Il film è una favola ambientata per metà a Roma e per metà in un deserto paese di Puglia, dove vive Elìa (Filippo Pucillo) fenomeno del calcio da piazzetta e da spiaggia che l'affamato talent scout Michele Corallo (Emilio Solfrizzi) riesce a sottrarre alla madre per lanciarlo nel mondo del calcio che conta. E fin qui tutto nella norma; quello che non è "normale" è proprio Elìa, il piede di dio, che a 18 anni ne dimostra intellettivamente 12, età in cui il padre lo abbandonò insieme alla mamma (Rosaria Russo). Un ritardo che sembra pregiudicare la possibile carriera professionistica del ragazzo, limitando la sua visione del calcio alla partitella in costume e ai rigori tirati tutti perfettamente uguali sotto l'incrocio dei pali. Ma l'impegno di Corallo, spinto anche da esigenze economiche improrogabili, riesce a portare il ragazzo ad un provino per una squadra di serie A. In campo dopo una serie di magie alla Cassano, Elìa si trova di fronte per la prima volta ad un avversario "cattivo" o forse solo già con un piede nel professionismo; a quel punto, di fronte alle minacce del calcio vero, il fenomeno si blocca, stacca la spina e chiude la prova trovandosi a battere un calcio di rigore, la sua specialità. Dall'esito del rigore dipende il suo futuro e quello di Corallo, che ormai il ragazzo vede come sostituto del padre. Ma Elia non ha coscienza del futuro; per lui esiste solo il vissuto e quel breve scontro con l'avversario minaccioso lo convince a voler tornare sulla tranquilla spiaggia di casa.

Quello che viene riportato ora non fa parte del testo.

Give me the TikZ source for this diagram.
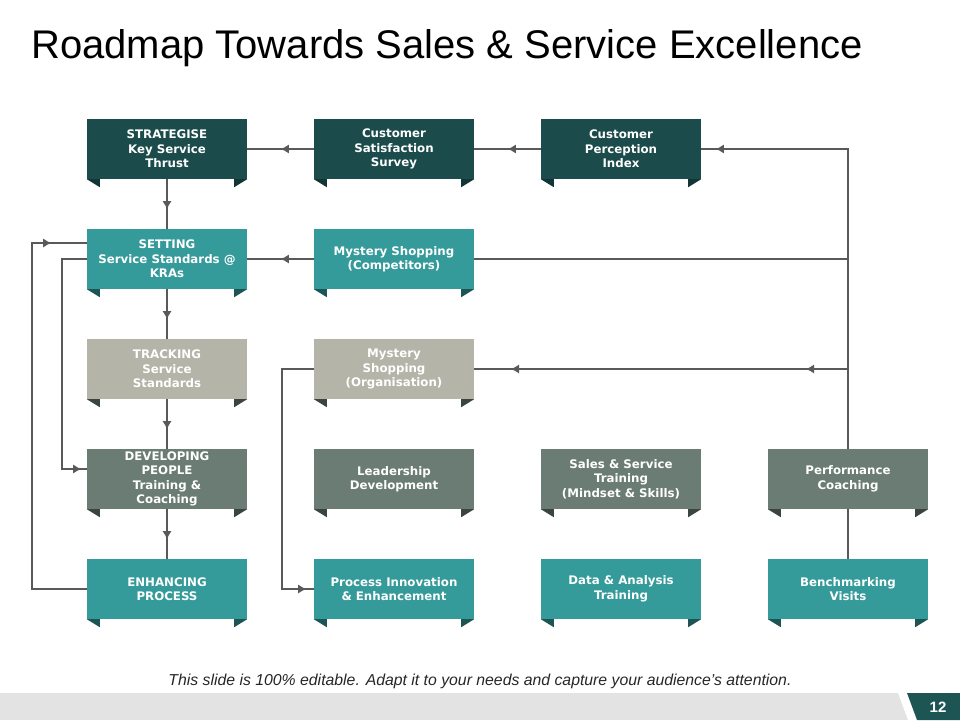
\documentclass[tikz,border=0pt]{standalone}
\usepackage{fontspec}
\setmainfont{Liberation Sans}
\newfontfamily\boxfont{DejaVu Sans}
\usetikzlibrary{positioning,arrows.meta,decorations.markings}
\definecolor{darkteal}{HTML}{1B4B4B}
\definecolor{midteal}{HTML}{349A9A}
\definecolor{beige}{HTML}{B4B4A8}
\definecolor{sage}{HTML}{6A7C74}
\definecolor{tabteal}{HTML}{1D5555}
\definecolor{tabgray}{HTML}{3A4440}
\definecolor{linegray}{HTML}{595959}
\tikzset{
  stage/.style={rectangle, minimum width=160pt, minimum height=60pt, inner sep=2pt,
    text=white, align=center, font=\boxfont\bfseries\fontsize{11.8}{14.5}\selectfont},
  link/.style={draw=linegray, line width=1.1pt},
  mark at/.style={postaction={decorate, decoration={markings,
    mark=at position #1 with {\arrow[linegray]{Latex[length=8pt,width=9pt]}}}}},
}
\begin{document}
\begin{tikzpicture}[x=1pt,y=-1pt]
\useasboundingbox (0,0) rectangle (960,720);
\node[anchor=base west, inner sep=0pt, font=\fontsize{40}{44}\selectfont] (title) at (31,58) {Roadmap Towards Sales \& Service Excellence};

\coordinate (cTop) at (848,149);
\coordinate (cMid) at (848,259);
\coordinate (cOrg) at (848,369);
\coordinate (lA) at (32,589);
\coordinate (lB) at (32,243);
\coordinate (lC) at (62,259);
\coordinate (lD) at (62,469);
\coordinate (lE) at (282,369);
\coordinate (lF) at (282,589);

\node[stage, fill=darkteal] (strat) at (167,149) {STRATEGISE\\Key Service\\Thrust};
\node[stage, fill=darkteal] (css) at (394,149) {Customer\\Satisfaction\\Survey};
\node[stage, fill=darkteal] (cpi) at (621,149) {Customer\\Perception\\Index};
\node[stage, fill=midteal] (set) at (167,259) {SETTING\\Service Standards @\\KRAs};
\node[stage, fill=midteal] (msc) at (394,259) {Mystery Shopping\\(Competitors)};
\node[stage, fill=beige] (track) at (167,369) {TRACKING\\Service\\Standards};
\node[stage, fill=beige] (mso) at (394,369) {Mystery\\Shopping\\(Organisation)};
\node[stage, fill=sage] (dev) at (167,479) {DEVELOPING\\PEOPLE\\Training \&\\Coaching};
\node[stage, fill=sage] (lead) at (394,479) {Leadership\\Development};
\node[stage, fill=sage] (sst) at (621,479) {Sales \& Service\\Training\\(Mindset \& Skills)};
\node[stage, fill=sage] (perf) at (848,479) {Performance\\Coaching};
\node[stage, fill=midteal] (enh) at (167,589) {ENHANCING\\PROCESS};
\node[stage, fill=midteal] (pie) at (394,589) {Process Innovation\\\& Enhancement};
\node[stage, fill=midteal] (data) at (621,589) {Data \& Analysis\\Training};
\node[stage, fill=midteal] (bench) at (848,589) {Benchmarking\\Visits};

% folded tabs
\foreach \n/\c in {strat/darkteal!70!black, css/darkteal!70!black, cpi/darkteal!70!black,
    set/tabteal, msc/tabteal, track/tabgray, mso/tabgray, dev/tabgray, lead/tabgray,
    sst/tabgray, perf/tabgray, enh/tabteal, pie/tabteal, data/tabteal, bench/tabteal}{
  \fill[\c] (\n.south west) -- ++(13,0) -- ++(0,8) -- cycle;
  \fill[\c] (\n.south east) -- ++(-13,0) -- ++(0,8) -- cycle;
}

% connectors
\draw[link, mark at=33pt] (css.west) -- (strat.east);
\draw[link, mark at=33pt] (cpi.west) -- (css.east);
\draw[link, mark at=432pt] (perf.north) -- (cTop) -- (cpi.east);
\draw[link] (bench.north) -- (perf.south);
\draw[link, mark at=33pt] (msc.west) -- (set.east);
\draw[link] (cMid) -- (msc.east);
\draw[link, mark at=42pt, mark at=337pt] (cOrg) -- (mso.east);
\draw[link, mark at=30pt] (strat.south) -- (set.north);
\draw[link, mark at=30pt] (set.south) -- (track.north);
\draw[link, mark at=30pt] (track.south) -- (dev.north);
\draw[link, mark at=30pt] (dev.south) -- (enh.north);
\draw[link, mark at=420pt] (enh.west) -- (lA) -- (lB) -- (set.west |- lB);
\draw[link, mark at=254pt] (set.west) -- (lC) -- (lD) -- (dev.west |- lD);
\draw[link, mark at=276pt] (mso.west) -- (lE) -- (lF) -- (pie.west);

% footer
\fill[gray!22] (0,693) rectangle (960,720);
\fill[white] (898,693) -- (912,693) -- (922,720) -- (908,720) -- cycle;
\fill[tabteal] (907,693) -- (960,693) -- (960,720) -- (917,720) -- cycle;
\node[text=white, font=\bfseries\fontsize{15}{17}\selectfont] (num) at (938,707) {12};
\node[font=\itshape\fontsize{15.8}{18}\selectfont, text=black!85] (note) at (480,681)
  {This slide is 100\% editable. Adapt it to your needs and capture your audience's attention.};
\end{tikzpicture}
\end{document}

Un film sul calcio che, secondo il regista, vuol essere un ritratto del nostro paese dove il calcio è metafora di un sistema di vita, molto simile ma meno graffiante di "Balondòr", episodio di "4-4-2" (Francesco Laghi, 2006), con un disastrato Gigio Alberti che contrabbandava giovani talenti africani nel bagagliaio della sua vecchia Citroen. Molte le citazioni da vero cinefilo qual è l'autore Luigi Sardiello, il quale paga forse il prezzo di aver scritto da solo la sceneggiatura, utilizzando soluzioni che rendono gradevole il film senza essere esempi di originalità. Un merito comunque quello di non aver fatto un'opera prima autobiografica all'italiana. Buoni i dialoghi mai scontati e spesso divertenti con battute e doppi sensi da commedia di qualità.

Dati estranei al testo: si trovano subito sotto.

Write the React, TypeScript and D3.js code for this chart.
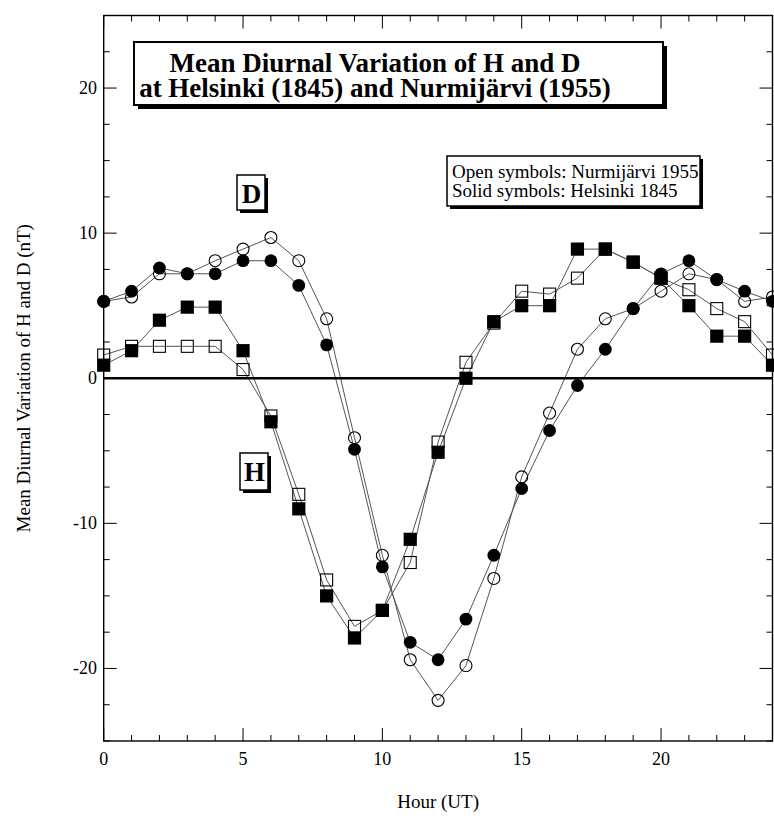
import React from 'react';
import * as d3 from 'd3';

// Hour of day (UT)
const hours = [0, 1, 2, 3, 4, 5, 6, 7, 8, 9, 10, 11, 12, 13, 14, 15, 16, 17, 18, 19, 20, 21, 22, 23, 24];

// D component (circles)
const dHelsinki1845 = [5.3, 6.0, 7.6, 7.2, 7.2, 8.1, 8.1, 6.4, 2.3, -4.9, -13.0, -18.2, -19.4, -16.6, -12.2, -7.6, -3.6, -0.5, 2.0, 4.8, 7.2, 8.1, 6.8, 6.0, 5.3];
const dNurmijarvi1955 = [5.3, 5.6, 7.2, 7.2, 8.1, 8.9, 9.7, 8.1, 4.1, -4.1, -12.2, -19.4, -22.2, -19.8, -13.8, -6.8, -2.4, 2.0, 4.1, 4.8, 6.0, 7.2, 6.8, 5.3, 5.6];

// H component (squares)
const hHelsinki1845 = [0.9, 1.9, 4.0, 4.9, 4.9, 1.9, -3.0, -9.0, -15.0, -17.9, -16.0, -11.1, -5.1, 0.0, 3.9, 5.0, 5.0, 8.9, 8.9, 8.0, 6.9, 5.0, 2.9, 2.9, 0.9];
const hNurmijarvi1955 = [1.6, 2.2, 2.2, 2.2, 2.2, 0.6, -2.6, -8.0, -13.9, -17.1, -16.0, -12.7, -4.4, 1.1, 3.8, 6.0, 5.8, 6.9, 8.9, 8.0, 6.9, 6.1, 4.8, 3.9, 1.6];

const xTickLabels = [0, 5, 10, 15, 20];
const yTickLabels = [-20, -10, 0, 10, 20];
const xMinorTicks = d3.range(0, 25, 1);
const yMinorTicks = d3.range(-25, 25.01, 2.5);

const titleLines = ['Mean Diurnal Variation of H and D', 'at Helsinki (1845) and Nurmijärvi (1955)'];
const legendLines = ['Open symbols: Nurmijärvi 1955', 'Solid symbols: Helsinki 1845'];

const W = 774;
const H = 816;
const PL = 103.7, PR = 772.5, PT = 15.5, PB = 741;
const FONT = '"Liberation Serif", "Times New Roman", serif';

function Box({ x, y, w, h, sh, sw }: { x: number; y: number; w: number; h: number; sh: number; sw: number }) {
  return (
    <g>
      <rect x={x + sh} y={y + sh} width={w} height={h} fill="#000" />
      <rect x={x} y={y} width={w} height={h} fill="#fff" stroke="#000" strokeWidth={sw} />
    </g>
  );
}

export default function App() {
  const x = d3.scaleLinear().domain([0, 24]).range([PL, PR]);
  const y = d3.scaleLinear().domain([-25, 25]).range([PB, PT]);
  const line = d3
    .line<number>()
    .x((_, i) => x(hours[i]))
    .y((d) => y(d));

  const series = [dNurmijarvi1955, hNurmijarvi1955, dHelsinki1845, hHelsinki1845];

  const majorLen = 13;
  const minorLen = 6;

  return (
    <svg
      width={W}
      height={H}
      style={{ position: 'absolute', left: 0, top: 0, background: '#fff' }}
      fontFamily={FONT}
    >
      <rect x={0} y={0} width={W} height={H} fill="#fff" />

      {/* data lines */}
      {series.map((s, i) => (
        <path key={'l' + i} d={line(s) || ''} fill="none" stroke="#555" strokeWidth={1} />
      ))}

      {/* zero line */}
      <line x1={PL} x2={PR} y1={y(0)} y2={y(0)} stroke="#000" strokeWidth={2.4} />

      {/* open symbols: Nurmijärvi 1955 */}
      {dNurmijarvi1955.map((v, i) => (
        <circle key={'oc' + i} cx={x(hours[i])} cy={y(v)} r={6} fill="none" stroke="#000" strokeWidth={1.1} />
      ))}
      {hNurmijarvi1955.map((v, i) => (
        <rect key={'os' + i} x={x(hours[i]) - 6} y={y(v) - 6} width={12} height={12} fill="none" stroke="#000" strokeWidth={1.1} />
      ))}

      {/* solid symbols: Helsinki 1845 */}
      {dHelsinki1845.map((v, i) => (
        <circle key={'sc' + i} cx={x(hours[i])} cy={y(v)} r={6.4} fill="#000" />
      ))}
      {hHelsinki1845.map((v, i) => (
        <rect key={'ss' + i} x={x(hours[i]) - 6.6} y={y(v) - 6.6} width={13.2} height={13.2} fill="#000" />
      ))}

      {/* frame */}
      <rect x={PL} y={PT} width={PR - PL} height={PB - PT} fill="none" stroke="#000" strokeWidth={1.4} />

      {/* x ticks (bottom & top) */}
      {xMinorTicks.map((t) => {
        const len = t % 5 === 0 ? majorLen : minorLen;
        return (
          <g key={'xt' + t}>
            <line x1={x(t)} x2={x(t)} y1={PB} y2={PB - len} stroke="#000" strokeWidth={1} />
            <line x1={x(t)} x2={x(t)} y1={PT} y2={PT + len} stroke="#000" strokeWidth={1} />
          </g>
        );
      })}
      {/* y ticks (left & right) */}
      {yMinorTicks.map((t) => {
        const len = Math.abs(t % 10) < 1e-9 ? majorLen : minorLen;
        return (
          <g key={'yt' + t}>
            <line x1={PL} x2={PL + len} y1={y(t)} y2={y(t)} stroke="#000" strokeWidth={1} />
            <line x1={PR} x2={PR - len} y1={y(t)} y2={y(t)} stroke="#000" strokeWidth={1} />
          </g>
        );
      })}

      {/* tick labels */}
      {xTickLabels.map((t) => (
        <text key={'xl' + t} x={x(t)} y={765} textAnchor="middle" fontSize={18} fill="#000">
          {t}
        </text>
      ))}
      {yTickLabels.map((t) => (
        <text key={'yl' + t} x={97} y={y(t) + 6} textAnchor="end" fontSize={18} fill="#000">
          {t}
        </text>
      ))}

      {/* axis titles */}
      <text x={(PL + PR) / 2} y={808} textAnchor="middle" fontSize={19} fill="#000">
        Hour (UT)
      </text>
      <text transform={`translate(29.5, ${y(0)}) rotate(-90)`} textAnchor="middle" fontSize={19} fill="#000">
        Mean Diurnal Variation of H and D (nT)
      </text>

      {/* title box */}
      <Box x={134} y={42} w={529} h={63} sh={4} sw={2} />
      <text x={375} y={71.5} textAnchor="middle" fontSize={27} fontWeight="bold" fill="#000">
        {titleLines[0]}
      </text>
      <text x={375} y={96.5} textAnchor="middle" fontSize={27} fontWeight="bold" fill="#000">
        {titleLines[1]}
      </text>

      {/* legend box */}
      <Box x={447} y={156} w={253} h={50} sh={3} sw={1.5} />
      <text x={452} y={178} fontSize={19} fill="#000">
        {legendLines[0]}
      </text>
      <text x={452} y={197} fontSize={19} fill="#000">
        {legendLines[1]}
      </text>

      {/* D label */}
      <Box x={237} y={175} w={28} h={35} sh={3} sw={1.5} />
      <text x={251.5} y={202.5} textAnchor="middle" fontSize={27} fontWeight="bold" fill="#000">
        D
      </text>

      {/* H label */}
      <Box x={240} y={453} w={28} h={37} sh={3} sw={1.5} />
      <text x={254.5} y={480.5} textAnchor="middle" fontSize={27} fontWeight="bold" fill="#000">
        H
      </text>
    </svg>
  );
}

Pugliese d.o.c. (come da esigenze di Film Commission) il protagonista Emilio Solfrizzi, bravo nell'indossare un unico gessato nero che lo accompagna in tutto il film; elegante e spietato nella fase ascendente del film, stile vagabondo dopo la disfatta finale. Abito brutto, ispirato ad una city londinese che molti poveri cristi indossano credendo sia sufficiente per diventare manager e di cui egli si libera per saldare il suo assillante debito. Vestito senza il quale ritrova se stesso nell'ultima scena. Interessanti Filippo Pucillo, preciso nei panni dello strano e talentuoso Elìa e la mamma Rosaria Russo, ancora ferita per l'abbandono vissuto ma forse pronta, nello sguardo intenso, per una nuova vita. Nel cast anche Luis Molteni e Antonio Catania in una breve ma notevole apparizione. In sala, distribuito in 25 copie da Acab e Bunker Lab, da venerdì 28 agosto al centro nord e dai primi di settembre al sud.